# PROBLEM REQUIREMENTS:
Select the lines below containing the word "that".

# INPUT DATA:

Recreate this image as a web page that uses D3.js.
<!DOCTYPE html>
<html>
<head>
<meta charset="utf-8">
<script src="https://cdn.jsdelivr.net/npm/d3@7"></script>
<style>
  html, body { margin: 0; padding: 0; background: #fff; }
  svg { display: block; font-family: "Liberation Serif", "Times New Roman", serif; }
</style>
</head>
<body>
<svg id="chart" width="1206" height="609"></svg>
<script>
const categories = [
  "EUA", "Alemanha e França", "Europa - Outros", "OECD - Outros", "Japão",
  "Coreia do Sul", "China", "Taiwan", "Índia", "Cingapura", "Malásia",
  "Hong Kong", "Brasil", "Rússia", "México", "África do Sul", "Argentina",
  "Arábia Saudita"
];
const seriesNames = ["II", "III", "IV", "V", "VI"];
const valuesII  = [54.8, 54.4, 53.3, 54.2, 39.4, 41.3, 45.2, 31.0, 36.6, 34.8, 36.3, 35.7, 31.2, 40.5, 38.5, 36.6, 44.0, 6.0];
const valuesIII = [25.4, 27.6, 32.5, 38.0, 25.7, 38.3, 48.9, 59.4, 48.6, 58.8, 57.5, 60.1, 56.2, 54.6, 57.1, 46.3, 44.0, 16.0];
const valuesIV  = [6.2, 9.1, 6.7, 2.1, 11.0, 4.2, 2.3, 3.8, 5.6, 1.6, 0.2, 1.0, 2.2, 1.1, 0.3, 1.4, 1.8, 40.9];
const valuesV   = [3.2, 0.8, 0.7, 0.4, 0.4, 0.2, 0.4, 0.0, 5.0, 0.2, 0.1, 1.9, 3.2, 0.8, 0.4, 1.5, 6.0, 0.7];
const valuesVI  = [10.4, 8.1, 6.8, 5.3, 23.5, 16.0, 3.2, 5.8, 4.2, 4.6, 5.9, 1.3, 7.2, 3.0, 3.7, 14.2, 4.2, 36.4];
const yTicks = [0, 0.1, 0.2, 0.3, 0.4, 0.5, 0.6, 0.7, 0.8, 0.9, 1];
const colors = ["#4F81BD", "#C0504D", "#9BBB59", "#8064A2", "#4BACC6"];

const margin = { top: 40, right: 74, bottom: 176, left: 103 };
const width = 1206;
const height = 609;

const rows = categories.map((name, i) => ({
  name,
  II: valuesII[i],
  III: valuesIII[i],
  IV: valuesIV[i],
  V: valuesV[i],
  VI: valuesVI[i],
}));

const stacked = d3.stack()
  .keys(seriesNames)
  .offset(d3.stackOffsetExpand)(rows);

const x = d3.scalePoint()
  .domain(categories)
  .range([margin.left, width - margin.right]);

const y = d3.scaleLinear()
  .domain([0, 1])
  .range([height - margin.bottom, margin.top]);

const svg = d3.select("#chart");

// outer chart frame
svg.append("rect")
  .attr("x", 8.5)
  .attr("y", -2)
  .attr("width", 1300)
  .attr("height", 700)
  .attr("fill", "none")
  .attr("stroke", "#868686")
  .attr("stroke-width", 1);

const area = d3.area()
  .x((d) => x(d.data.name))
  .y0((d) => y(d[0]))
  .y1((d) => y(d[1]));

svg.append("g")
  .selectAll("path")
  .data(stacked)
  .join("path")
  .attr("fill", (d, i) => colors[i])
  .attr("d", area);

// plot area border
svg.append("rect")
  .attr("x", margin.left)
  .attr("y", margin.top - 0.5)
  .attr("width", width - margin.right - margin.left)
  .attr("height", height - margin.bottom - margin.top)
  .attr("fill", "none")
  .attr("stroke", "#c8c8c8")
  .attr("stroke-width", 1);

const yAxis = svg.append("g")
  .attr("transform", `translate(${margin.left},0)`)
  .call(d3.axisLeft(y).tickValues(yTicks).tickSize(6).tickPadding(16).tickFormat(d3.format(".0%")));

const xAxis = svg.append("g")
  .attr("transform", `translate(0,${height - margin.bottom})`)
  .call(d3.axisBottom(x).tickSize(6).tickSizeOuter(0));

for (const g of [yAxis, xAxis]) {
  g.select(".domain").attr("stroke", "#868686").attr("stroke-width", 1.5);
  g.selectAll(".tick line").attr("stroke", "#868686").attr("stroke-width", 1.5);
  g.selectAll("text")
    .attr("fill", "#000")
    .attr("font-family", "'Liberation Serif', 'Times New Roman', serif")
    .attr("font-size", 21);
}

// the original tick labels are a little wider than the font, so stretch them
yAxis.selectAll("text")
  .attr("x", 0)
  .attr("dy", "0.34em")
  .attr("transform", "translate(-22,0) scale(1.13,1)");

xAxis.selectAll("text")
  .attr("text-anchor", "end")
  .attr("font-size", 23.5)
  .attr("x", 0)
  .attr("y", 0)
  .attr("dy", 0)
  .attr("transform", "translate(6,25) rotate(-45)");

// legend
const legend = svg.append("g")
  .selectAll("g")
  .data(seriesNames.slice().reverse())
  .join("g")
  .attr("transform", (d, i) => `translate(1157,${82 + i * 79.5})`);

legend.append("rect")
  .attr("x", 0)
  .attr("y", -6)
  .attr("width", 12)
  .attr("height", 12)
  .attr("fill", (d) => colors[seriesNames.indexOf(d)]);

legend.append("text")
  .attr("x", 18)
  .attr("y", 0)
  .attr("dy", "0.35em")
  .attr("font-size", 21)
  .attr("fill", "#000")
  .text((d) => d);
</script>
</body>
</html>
* * *
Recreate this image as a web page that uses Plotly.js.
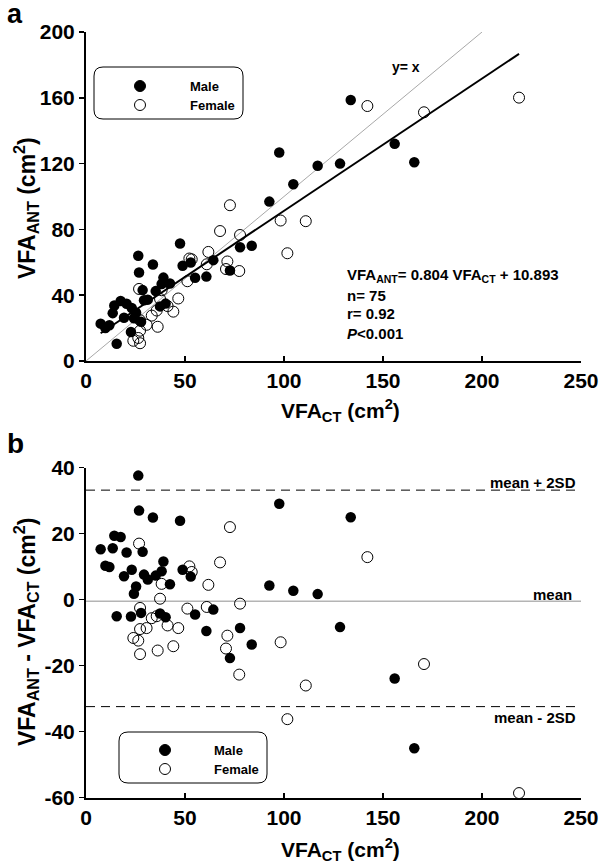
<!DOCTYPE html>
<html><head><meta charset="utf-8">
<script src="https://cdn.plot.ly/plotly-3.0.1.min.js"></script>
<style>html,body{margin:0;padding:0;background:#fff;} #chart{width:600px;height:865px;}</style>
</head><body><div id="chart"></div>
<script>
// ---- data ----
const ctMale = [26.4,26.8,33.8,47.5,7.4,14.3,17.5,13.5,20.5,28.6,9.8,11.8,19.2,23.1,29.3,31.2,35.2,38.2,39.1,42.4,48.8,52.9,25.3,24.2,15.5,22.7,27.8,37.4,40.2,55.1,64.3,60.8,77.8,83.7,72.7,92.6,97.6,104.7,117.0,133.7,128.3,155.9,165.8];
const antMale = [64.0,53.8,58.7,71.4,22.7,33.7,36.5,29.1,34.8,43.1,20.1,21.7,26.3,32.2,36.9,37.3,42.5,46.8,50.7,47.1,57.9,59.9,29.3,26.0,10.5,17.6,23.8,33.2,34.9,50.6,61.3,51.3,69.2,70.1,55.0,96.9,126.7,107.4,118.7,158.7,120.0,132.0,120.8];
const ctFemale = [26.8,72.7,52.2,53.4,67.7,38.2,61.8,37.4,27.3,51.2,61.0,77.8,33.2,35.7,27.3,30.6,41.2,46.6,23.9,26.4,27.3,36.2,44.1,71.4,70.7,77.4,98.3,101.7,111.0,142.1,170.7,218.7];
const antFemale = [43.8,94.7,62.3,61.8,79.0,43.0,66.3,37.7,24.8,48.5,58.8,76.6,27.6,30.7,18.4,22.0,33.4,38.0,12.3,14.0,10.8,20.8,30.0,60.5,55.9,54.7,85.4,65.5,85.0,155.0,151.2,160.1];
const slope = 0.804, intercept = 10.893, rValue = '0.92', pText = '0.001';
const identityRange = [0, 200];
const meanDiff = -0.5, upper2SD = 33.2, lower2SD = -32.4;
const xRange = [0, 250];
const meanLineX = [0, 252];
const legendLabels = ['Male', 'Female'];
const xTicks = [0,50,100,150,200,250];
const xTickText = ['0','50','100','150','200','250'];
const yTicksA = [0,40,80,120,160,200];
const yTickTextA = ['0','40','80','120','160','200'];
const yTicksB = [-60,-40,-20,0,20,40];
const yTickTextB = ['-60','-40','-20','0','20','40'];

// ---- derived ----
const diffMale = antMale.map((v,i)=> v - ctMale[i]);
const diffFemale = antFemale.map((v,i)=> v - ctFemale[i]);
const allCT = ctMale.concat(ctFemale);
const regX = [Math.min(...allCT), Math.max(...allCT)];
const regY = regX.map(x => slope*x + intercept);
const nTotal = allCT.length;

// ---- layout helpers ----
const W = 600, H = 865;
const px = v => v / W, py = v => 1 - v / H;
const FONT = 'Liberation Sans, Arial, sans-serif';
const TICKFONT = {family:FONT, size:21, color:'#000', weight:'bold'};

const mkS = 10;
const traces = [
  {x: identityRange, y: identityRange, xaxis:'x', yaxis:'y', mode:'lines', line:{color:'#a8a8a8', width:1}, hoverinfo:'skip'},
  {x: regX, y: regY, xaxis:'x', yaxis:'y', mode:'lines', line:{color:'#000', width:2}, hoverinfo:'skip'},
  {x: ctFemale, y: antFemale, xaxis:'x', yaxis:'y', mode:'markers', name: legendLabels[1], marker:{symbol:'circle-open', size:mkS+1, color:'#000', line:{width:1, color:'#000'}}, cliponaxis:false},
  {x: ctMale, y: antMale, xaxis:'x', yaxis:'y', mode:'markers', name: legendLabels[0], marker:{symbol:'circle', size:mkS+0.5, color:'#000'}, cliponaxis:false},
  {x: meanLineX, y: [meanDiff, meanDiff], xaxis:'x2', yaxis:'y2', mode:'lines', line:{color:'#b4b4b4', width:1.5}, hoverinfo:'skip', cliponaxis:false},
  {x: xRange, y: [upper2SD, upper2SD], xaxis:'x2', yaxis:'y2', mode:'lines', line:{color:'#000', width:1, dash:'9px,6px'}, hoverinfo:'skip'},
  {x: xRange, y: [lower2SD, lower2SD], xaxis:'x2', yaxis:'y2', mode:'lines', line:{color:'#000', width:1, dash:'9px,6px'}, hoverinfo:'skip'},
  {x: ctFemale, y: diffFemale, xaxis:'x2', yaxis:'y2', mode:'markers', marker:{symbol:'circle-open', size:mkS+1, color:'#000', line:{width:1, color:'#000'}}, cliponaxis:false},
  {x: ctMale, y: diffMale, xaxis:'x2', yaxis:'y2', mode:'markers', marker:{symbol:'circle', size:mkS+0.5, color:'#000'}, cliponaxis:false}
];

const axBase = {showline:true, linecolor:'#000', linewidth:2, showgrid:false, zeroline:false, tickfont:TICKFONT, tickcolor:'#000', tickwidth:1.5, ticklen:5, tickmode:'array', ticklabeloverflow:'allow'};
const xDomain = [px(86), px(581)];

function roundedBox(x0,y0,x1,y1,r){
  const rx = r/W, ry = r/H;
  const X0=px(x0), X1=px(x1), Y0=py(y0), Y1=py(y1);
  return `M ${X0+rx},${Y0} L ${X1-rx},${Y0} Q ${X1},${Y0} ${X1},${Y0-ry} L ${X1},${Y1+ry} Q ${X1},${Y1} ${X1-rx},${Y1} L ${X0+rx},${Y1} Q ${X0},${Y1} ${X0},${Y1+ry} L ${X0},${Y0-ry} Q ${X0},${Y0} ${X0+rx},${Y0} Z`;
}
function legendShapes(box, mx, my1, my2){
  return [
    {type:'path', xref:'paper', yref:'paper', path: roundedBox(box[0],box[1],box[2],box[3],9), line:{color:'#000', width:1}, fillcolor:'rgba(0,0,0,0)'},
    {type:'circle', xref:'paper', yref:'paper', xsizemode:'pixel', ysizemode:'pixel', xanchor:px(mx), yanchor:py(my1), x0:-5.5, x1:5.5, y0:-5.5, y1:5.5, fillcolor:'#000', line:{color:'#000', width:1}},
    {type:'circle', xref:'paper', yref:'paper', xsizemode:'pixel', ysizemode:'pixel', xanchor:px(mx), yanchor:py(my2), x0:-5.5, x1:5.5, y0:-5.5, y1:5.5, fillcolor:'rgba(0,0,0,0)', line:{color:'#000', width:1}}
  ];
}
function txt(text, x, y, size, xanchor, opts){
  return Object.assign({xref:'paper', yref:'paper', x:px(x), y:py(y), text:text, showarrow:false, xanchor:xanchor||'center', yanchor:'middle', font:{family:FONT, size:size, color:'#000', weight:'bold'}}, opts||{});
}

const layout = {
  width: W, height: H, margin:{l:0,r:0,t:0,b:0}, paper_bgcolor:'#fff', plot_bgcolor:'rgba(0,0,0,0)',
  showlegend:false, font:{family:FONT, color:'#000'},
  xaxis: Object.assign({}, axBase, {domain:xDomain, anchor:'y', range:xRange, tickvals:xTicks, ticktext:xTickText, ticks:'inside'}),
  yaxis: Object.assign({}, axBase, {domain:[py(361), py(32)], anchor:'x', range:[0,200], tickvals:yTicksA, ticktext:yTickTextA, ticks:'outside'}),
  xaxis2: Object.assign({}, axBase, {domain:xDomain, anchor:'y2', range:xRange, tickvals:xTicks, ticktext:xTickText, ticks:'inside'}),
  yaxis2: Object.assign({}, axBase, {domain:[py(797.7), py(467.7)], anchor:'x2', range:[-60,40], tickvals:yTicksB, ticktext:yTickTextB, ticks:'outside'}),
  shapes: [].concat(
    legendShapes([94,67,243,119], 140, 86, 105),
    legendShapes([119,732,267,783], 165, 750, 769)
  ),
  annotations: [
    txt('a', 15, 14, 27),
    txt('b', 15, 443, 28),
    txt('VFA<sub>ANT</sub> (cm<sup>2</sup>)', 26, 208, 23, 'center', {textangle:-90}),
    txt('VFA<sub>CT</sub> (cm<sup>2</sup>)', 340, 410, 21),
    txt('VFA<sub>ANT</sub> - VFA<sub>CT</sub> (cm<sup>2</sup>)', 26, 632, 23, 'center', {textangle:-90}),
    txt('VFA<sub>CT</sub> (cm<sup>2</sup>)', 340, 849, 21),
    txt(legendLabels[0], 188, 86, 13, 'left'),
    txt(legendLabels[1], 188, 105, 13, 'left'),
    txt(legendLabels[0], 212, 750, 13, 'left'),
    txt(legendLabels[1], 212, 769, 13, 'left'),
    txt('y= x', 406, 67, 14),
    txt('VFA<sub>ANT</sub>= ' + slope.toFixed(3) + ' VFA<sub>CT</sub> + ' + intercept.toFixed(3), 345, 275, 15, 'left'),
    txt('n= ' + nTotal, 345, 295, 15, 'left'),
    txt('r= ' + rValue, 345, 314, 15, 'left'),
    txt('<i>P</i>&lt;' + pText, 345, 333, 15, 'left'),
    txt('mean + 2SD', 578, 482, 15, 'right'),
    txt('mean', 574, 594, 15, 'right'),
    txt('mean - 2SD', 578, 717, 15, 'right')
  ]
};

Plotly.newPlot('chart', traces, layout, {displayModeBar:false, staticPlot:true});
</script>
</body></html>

# ANSWER TO THIS EXERCISE:
Recreate this image as a web page that uses D3.js.
Recreate this image as a web page that uses Plotly.js.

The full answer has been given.